(Figure scripts)
****************************************

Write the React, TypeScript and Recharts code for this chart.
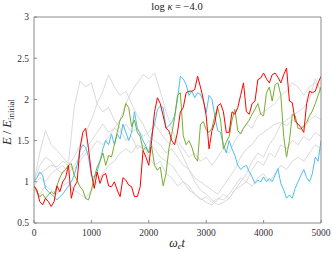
import React from 'react';
import { LineChart, Line, XAxis, YAxis } from 'recharts';

const T50 = Array.from({ length: 101 }, (_, i) => i * 50);
const T100 = Array.from({ length: 51 }, (_, i) => i * 100);

const xTicks = [0, 1000, 2000, 3000, 4000, 5000];
const yTicks = [0.5, 1, 1.5, 2, 2.5, 3];
const yTickLabels = ['0.5', '1', '1.5', '2', '2.5', '3'];

const redSeries = [
  0.95, 0.9, 0.76, 0.72, 0.8, 0.76, 0.7, 0.76, 0.95, 0.88,
  1.0, 1.05, 1.2, 0.8, 0.94, 1.0, 1.4, 1.6, 1.65, 1.4,
  1.1, 0.92, 1.12, 0.98, 1.08, 1.1, 0.95, 0.94, 1.0, 0.9,
  0.82, 1.05, 1.02, 0.96, 0.94, 0.82, 0.82, 0.94, 1.38, 1.3,
  1.2, 1.5, 1.85, 2.02, 1.95, 1.8, 1.65, 1.62, 1.5, 1.45,
  1.6, 1.85, 1.9, 2.08, 2.1, 2.1, 2.12, 2.28, 2.15, 2.0,
  1.8, 1.4, 1.62, 1.72, 1.92, 1.95, 1.85, 1.6, 1.6, 1.85,
  1.82, 1.9, 2.05, 2.2, 1.85, 1.82, 1.95, 1.98, 2.24, 2.26,
  2.32, 2.25, 2.2, 2.3, 2.32, 2.27, 2.2, 2.3, 2.38, 1.98,
  1.96, 1.74, 1.7, 1.66, 1.6, 1.95, 2.1, 2.08, 2.1, 2.2,
  2.28,
];

const greenSeries = [
  0.95, 0.88, 0.82, 0.85, 0.8, 0.84, 0.88, 0.85, 0.95, 1.05,
  1.12, 1.15, 1.2, 1.22, 1.08, 1.02, 0.94, 0.9, 0.8, 0.78,
  0.9, 1.05, 1.18, 1.25, 1.35, 1.2, 1.32, 1.3, 1.45, 1.6,
  1.75, 1.8, 1.95, 1.9, 1.67, 1.75, 1.6, 1.55, 1.38, 1.42,
  1.35, 1.43, 1.2, 1.14, 1.18, 0.95, 1.1, 1.4, 1.58, 1.78,
  2.05, 2.08, 1.56, 1.45, 1.5, 1.42, 1.3, 1.25, 1.7, 1.73,
  1.63, 1.6, 1.65, 1.8, 1.9, 1.75, 1.4, 1.48, 1.55, 1.75,
  1.88, 1.62, 1.58, 1.65, 1.7, 1.75, 1.82, 1.88, 1.95, 1.82,
  1.8, 2.08, 2.15, 1.98, 2.18, 2.2, 2.05, 1.55, 1.3, 1.5,
  1.82, 1.8, 1.65, 1.64, 1.68, 1.72, 1.8, 1.86, 1.95, 2.05,
  2.15,
];

const blueSeries = [
  1.0, 1.05, 1.12, 1.08, 0.92, 0.88, 0.85, 0.82, 0.78, 0.82,
  0.85, 0.9, 0.95, 1.0, 1.08, 1.2, 1.38, 1.45, 1.42, 1.3,
  1.08, 1.05, 1.12, 1.25, 1.4, 1.5, 1.45, 1.58, 1.45, 1.58,
  1.52, 1.7, 1.6, 1.5, 1.6, 1.85, 1.65, 1.58, 1.5, 1.43,
  1.35, 1.58, 1.7, 1.88, 1.92, 1.9, 1.65, 1.68, 1.72, 1.8,
  2.0, 2.28, 2.25, 2.18, 2.05, 2.1, 2.02, 2.08, 2.06, 1.98,
  1.84, 2.05, 2.0, 1.8, 1.62, 1.6, 1.45, 1.35, 1.5, 1.4,
  1.32, 1.2, 1.15, 1.18, 1.2, 1.12, 1.06, 0.98, 1.02, 1.0,
  1.06, 1.0, 1.04, 1.0, 1.08, 1.16, 0.98, 0.9, 0.8, 0.84,
  0.8, 0.92, 1.0, 1.08, 1.15, 1.05, 1.0, 1.1, 1.3, 1.25,
  1.5,
];

const grayA = [
  1.0, 1.35, 1.62, 1.45, 1.38, 1.3, 1.22, 1.9, 2.22, 2.15,
  2.2, 1.95, 1.85, 1.9, 1.75, 1.65, 1.5, 1.55, 1.4, 1.45,
  1.3, 1.2, 1.25, 1.1, 1.05, 0.95, 1.0, 0.9, 0.85, 0.78,
  0.82, 0.75, 0.8, 0.78, 0.85, 0.95, 1.05, 1.0, 1.15, 1.25,
  1.2, 1.35, 1.3, 1.45, 1.4, 1.5, 1.45, 1.55, 1.5, 1.6,
  1.55,
];
const grayB = [
  1.0, 1.1, 1.15, 1.2, 1.18, 1.25, 1.2, 1.3, 1.45, 1.6,
  1.75, 1.95, 2.1, 2.3, 2.15, 2.05, 2.1, 1.95, 1.8, 1.7,
  1.55, 1.5, 1.45, 1.35, 1.4, 1.3, 1.2, 1.15, 1.05, 1.0,
  0.95, 0.9, 0.85, 0.95, 1.05, 1.15, 1.3, 1.4, 1.45, 1.55,
  1.6, 1.65, 1.7, 1.72, 1.68, 1.75, 1.7, 1.65, 1.75, 1.8,
  1.75,
];
const grayC = [
  0.95, 1.05, 1.0, 1.1, 1.15, 1.1, 1.2, 1.15, 1.25, 1.35,
  1.4, 1.5, 1.45, 1.55, 1.65, 1.75, 1.95, 2.1, 2.2, 2.3,
  2.25, 2.32, 2.1, 1.85, 1.65, 1.45, 1.3, 1.15, 1.0, 0.9,
  0.85, 0.78, 0.72, 0.75, 0.8, 0.9, 1.0, 1.1, 1.25, 1.35,
  1.3, 1.45, 1.55, 1.7, 1.75, 1.8, 1.85, 1.9, 2.0, 2.25,
  2.1,
];
const grayD = [
  0.9, 0.85, 0.95, 0.9, 0.85, 0.95, 1.0, 0.9, 0.85, 0.8,
  0.9, 1.0, 1.1, 1.2, 1.25, 1.35, 1.4, 1.35, 1.45, 1.4,
  1.5, 1.4, 1.3, 1.25, 1.2, 1.1, 1.0, 0.95, 0.85, 0.8,
  0.75, 0.72, 0.78, 0.85, 0.8, 0.9, 0.95, 1.0, 0.95, 1.05,
  1.1, 1.0, 1.1, 1.2, 1.15, 1.25, 1.3, 1.25, 1.35, 1.45,
  1.4,
];
const grayE = [
  1.0, 1.2, 1.3, 1.25, 1.15, 1.2, 1.1, 1.2, 1.3, 1.4,
  1.5, 1.6, 1.7, 1.6, 1.65, 1.6, 1.7, 1.6, 1.65, 1.55,
  1.6, 1.7, 1.6, 1.5, 1.45, 1.5, 1.4, 1.3, 1.35, 1.25,
  1.3, 1.2, 1.3, 1.4, 1.35, 1.5, 1.6, 1.7, 1.65, 1.8,
  1.85, 1.9, 1.95, 2.05, 2.1, 2.2, 2.15, 2.05, 2.15, 2.2,
  2.1,
];

const build = (ts: number[], vs: number[]) => ts.map((t, i) => ({ t, v: vs[i] }));

const grays = [grayA, grayB, grayC, grayD, grayE];
const colored = [
  { vals: blueSeries, color: '#4DBEEE' },
  { vals: greenSeries, color: '#77AC30' },
  { vals: redSeries, color: '#FF0000' },
];

const FONT = "'Liberation Serif', 'DejaVu Serif', serif";
const FRAME = '#8a8a8a';

const XLabel = () => (
  <text x={177} y={247} textAnchor="middle" fontFamily={FONT} fontSize={12} fill="#222">
    <tspan fontStyle="italic">ω</tspan>
    <tspan fontStyle="italic" fontSize={8.5} dy={2}>e</tspan>
    <tspan fontStyle="italic" dy={-2}>t</tspan>
  </text>
);

const YLabel = () => (
  <text x={11} y={122} transform="rotate(-90 11 122)" textAnchor="middle" fontFamily={FONT} fontSize={12.5} fill="#222">
    <tspan fontStyle="italic">E</tspan>
    <tspan> / </tspan>
    <tspan fontStyle="italic">E</tspan>
    <tspan fontSize={9} dy={2.5}>initial</tspan>
  </text>
);

const TitleLabel = () => (
  <text x={177} y={10} textAnchor="middle" fontFamily={FONT} fontSize={10.5} fill="#222">
    <tspan>log </tspan>
    <tspan fontStyle="italic">κ</tspan>
    <tspan> = −4.0</tspan>
  </text>
);

const frameData = [
  { t: 0, v: 3 },
  { t: 5000, v: 3 },
];

export default function App() {
  return (
    <div style={{ position: 'absolute', left: 0, top: 0 }}>
      <LineChart width={332} height={254} margin={{ top: 16, right: 10, bottom: 1, left: 0 }}>
        <XAxis
          dataKey="t"
          type="number"
          domain={[0, 5000]}
          ticks={xTicks}
          allowDataOverflow
          height={30}
          tickSize={-3}
          tickMargin={9}
          stroke={FRAME}
          tick={{ fontFamily: FONT, fontSize: 9.5, fill: '#333' }}
          label={<XLabel />}
        />
        <XAxis
          xAxisId="top"
          orientation="top"
          dataKey="t"
          type="number"
          domain={[0, 5000]}
          ticks={xTicks}
          allowDataOverflow
          height={1}
          tickSize={-3}
          tick={false}
          stroke={FRAME}
          label={<TitleLabel />}
        />
        <YAxis
          type="number"
          domain={[0.5, 3]}
          ticks={yTicks}
          allowDataOverflow
          width={34}
          tickSize={-3}
          tickMargin={8}
          stroke={FRAME}
          tickFormatter={(v: number) => yTickLabels[yTicks.indexOf(v)] ?? String(v)}
          tick={{ fontFamily: FONT, fontSize: 9.5, fill: '#333' }}
          label={<YLabel />}
        />
        <YAxis
          yAxisId="right"
          orientation="right"
          type="number"
          domain={[0.5, 3]}
          ticks={yTicks}
          allowDataOverflow
          width={1}
          tickSize={-3}
          tick={false}
          stroke={FRAME}
        />
        <Line
          xAxisId="top"
          yAxisId="right"
          data={frameData}
          dataKey="v"
          stroke="none"
          dot={false}
          legendType="none"
          isAnimationActive={false}
        />
        {grays.map((g, i) => (
          <Line
            key={'g' + i}
            data={build(T100, g)}
            dataKey="v"
            stroke="#d6d6d6"
            strokeWidth={0.9}
            dot={false}
            isAnimationActive={false}
          />
        ))}
        {colored.map((c, i) => (
          <Line
            key={'c' + i}
            data={build(T50, c.vals)}
            dataKey="v"
            stroke={c.color}
            strokeWidth={1}
            dot={false}
            isAnimationActive={false}
          />
        ))}
      </LineChart>
    </div>
  );
}
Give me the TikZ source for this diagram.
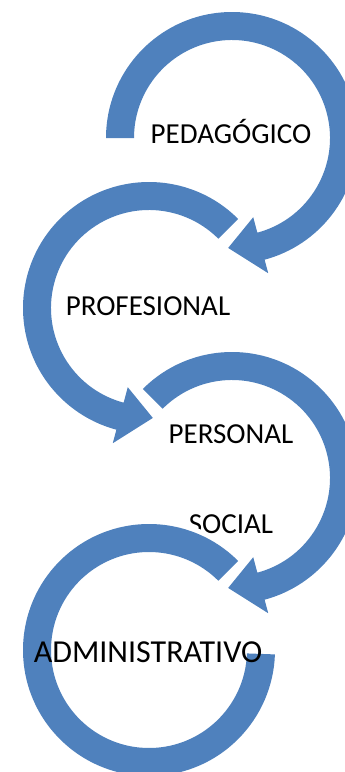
\documentclass[tikz,border=0pt]{standalone}
\usepackage{fontspec}
\setmainfont{Carlito}
\usepackage{tikz}
\definecolor{arrowblue}{HTML}{4F81BD}

\begin{document}
\begin{tikzpicture}[x=1pt, y=1pt,
        arrowband/.style={fill=arrowblue, draw=none},
        areatext/.style={anchor=base, inner sep=0pt, text=black, font=\fontsize{29}{35}\selectfont}]
    % Frame of the picture
    \useasboundingbox (0,0) rectangle (345,-772);
    \clip (0,0) rectangle (345,-772);

    % Centres of the circular arrows
    \coordinate (c1) at (232,-138);
    \coordinate (c2) at (149,-308);
    \coordinate (c3) at (232,-478);
    \coordinate (c4) at (149,-650);

    % First arrow, clockwise
    \fill[arrowband] ([shift={(180:126)}]c1) arc[start angle=180, end angle=-75, radius=126]
        -- ([shift={(-75:140)}]c1) -- ([shift={(-92:110)}]c1) -- ([shift={(-75:82)}]c1)
        -- ([shift={(-75:98)}]c1) arc[start angle=-75, end angle=180, radius=98] -- cycle;

    % Second arrow, counter-clockwise
    \fill[arrowband] ([shift={(45:126)}]c2) arc[start angle=45, end angle=255, radius=126]
        -- ([shift={(255:140)}]c2) -- ([shift={(272:110)}]c2) -- ([shift={(255:82)}]c2)
        -- ([shift={(255:98)}]c2) arc[start angle=255, end angle=45, radius=98] -- cycle;

    % Third arrow, clockwise
    \fill[arrowband] ([shift={(135:126)}]c3) arc[start angle=135, end angle=-75, radius=126]
        -- ([shift={(-75:140)}]c3) -- ([shift={(-92:110)}]c3) -- ([shift={(-75:82)}]c3)
        -- ([shift={(-75:98)}]c3) arc[start angle=-75, end angle=135, radius=98] -- cycle;

    \node[areatext] (ped) at (231,-143) {PEDAGÓGICO};
    \node[areatext] (prof) at (148,-315) {PROFESIONAL};
    \node[areatext] (pers) at (231,-443) {PERSONAL};
    \node[areatext] (soc) at (231,-533) {SOCIAL};

    % Last ring, no head, white rim over SOCIAL
    \fill[arrowband, preaction={draw=white, line width=10}] ([shift={(45:126)}]c4) arc[start angle=45, end angle=358, radius=126]
        -- ([shift={(358:98)}]c4) arc[start angle=358, end angle=45, radius=98] -- cycle;

    \node[areatext, font=\fontsize{32}{38}\selectfont] (adm) at (148,-662) {ADMINISTRATIVO};
\end{tikzpicture}
\end{document}
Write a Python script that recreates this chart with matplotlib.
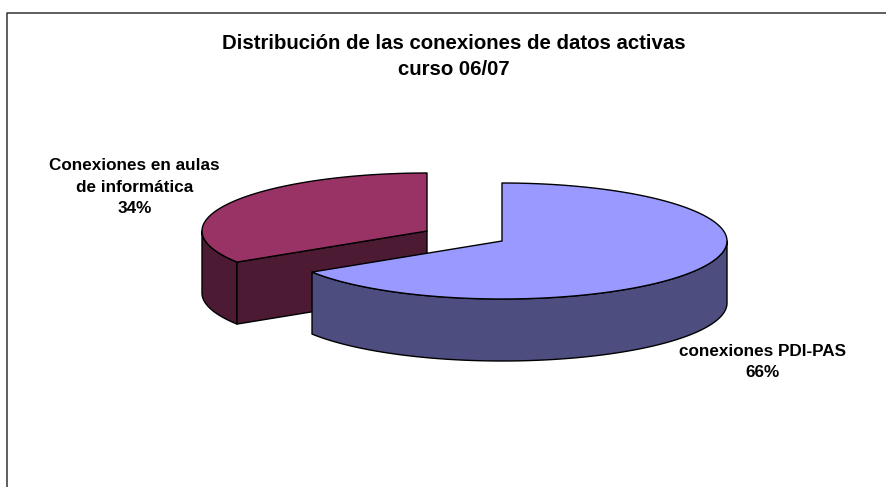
import matplotlib
matplotlib.use('Agg')
import matplotlib.pyplot as plt
from matplotlib.patches import Polygon
import numpy as np

plt.rcParams['font.family'] = ['Liberation Sans', 'DejaVu Sans']

labels = ['conexiones PDI-PAS', 'Conexiones en aulas\nde informática']
values = [66, 34]
title = 'Distribución de las conexiones de datos activas\ncurso 06/07'

top_colors = ['#9999FF', '#993366']
side_colors = ['#4D4D80', '#4D1A33']
centers = [(502, 241), (427, 231)]
label_pos = [(763, 362), (134.5, 187)]
rx, ry, depth = 225, 58, 62


def arc(cx, cy, a0, a1, drop=0):
    # angles clockwise from 12 o'clock, degrees
    t = np.radians(np.linspace(a0, a1, 150))
    return np.column_stack([cx + rx * np.sin(t), cy - ry * np.cos(t) + drop])


fig = plt.figure(figsize=(8.86, 4.87), dpi=100)
ax = fig.add_axes([0, 0, 1, 1])
ax.set_xlim(0, 886)
ax.set_ylim(487, 0)
ax.axis('off')

# frame, only left and top show in the crop
ax.plot([7.5, 7.5, 886], [487, 13, 13], color='#333333', lw=1.1)

edges = np.cumsum([0] + values) / sum(values) * 360

# draw the red slice first, blue sits in front of it
for i in [1, 0]:
    cx, cy = centers[i]
    a0, a1 = edges[i], edges[i + 1]
    kw = dict(closed=True, ec='black', lw=1.0, joinstyle='round')

    # outer wall: only the front half of the ellipse is visible
    w0, w1 = max(a0, 90), min(a1, 270)
    wall = np.vstack([arc(cx, cy, w0, w1), arc(cx, cy, w0, w1, depth)[::-1]])
    ax.add_patch(Polygon(wall, fc=side_colors[i], **kw))

    # cut face facing the viewer
    if i == 1:
        p = arc(cx, cy, a0, a0)[0]
        face = [p, (cx, cy), (cx, cy + depth), (p[0], p[1] + depth)]
        ax.add_patch(Polygon(face, fc=side_colors[i], **kw))

    top = np.vstack([[(cx, cy)], arc(cx, cy, a0, a1)])
    ax.add_patch(Polygon(top, fc=top_colors[i], **kw))

    ax.text(label_pos[i][0], label_pos[i][1],
            f'{labels[i]}\n{values[i]}%', ha='center', va='center',
            fontsize=12.3, fontweight='bold', linespacing=1.58)

ax.text(454, 56.5, title, ha='center', va='center', fontsize=14.7,
        fontweight='bold', linespacing=1.5)

plt.savefig('out.png', dpi=100)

****************************************

Written exercise: Leave the pictures out and print, exactly as written, every line from the one holding "Give me the TikZ source for this diagram." down to the one holding "(c4) at (149,-650);", both of those included.

Solution below:
Give me the TikZ source for this diagram.
\documentclass[tikz,border=0pt]{standalone}
\usepackage{fontspec}
\setmainfont{Carlito}
\usepackage{tikz}
\definecolor{arrowblue}{HTML}{4F81BD}

\begin{document}
\begin{tikzpicture}[x=1pt, y=1pt,
        arrowband/.style={fill=arrowblue, draw=none},
        areatext/.style={anchor=base, inner sep=0pt, text=black, font=\fontsize{29}{35}\selectfont}]
    % Frame of the picture
    \useasboundingbox (0,0) rectangle (345,-772);
    \clip (0,0) rectangle (345,-772);

    % Centres of the circular arrows
    \coordinate (c1) at (232,-138);
    \coordinate (c2) at (149,-308);
    \coordinate (c3) at (232,-478);
    \coordinate (c4) at (149,-650);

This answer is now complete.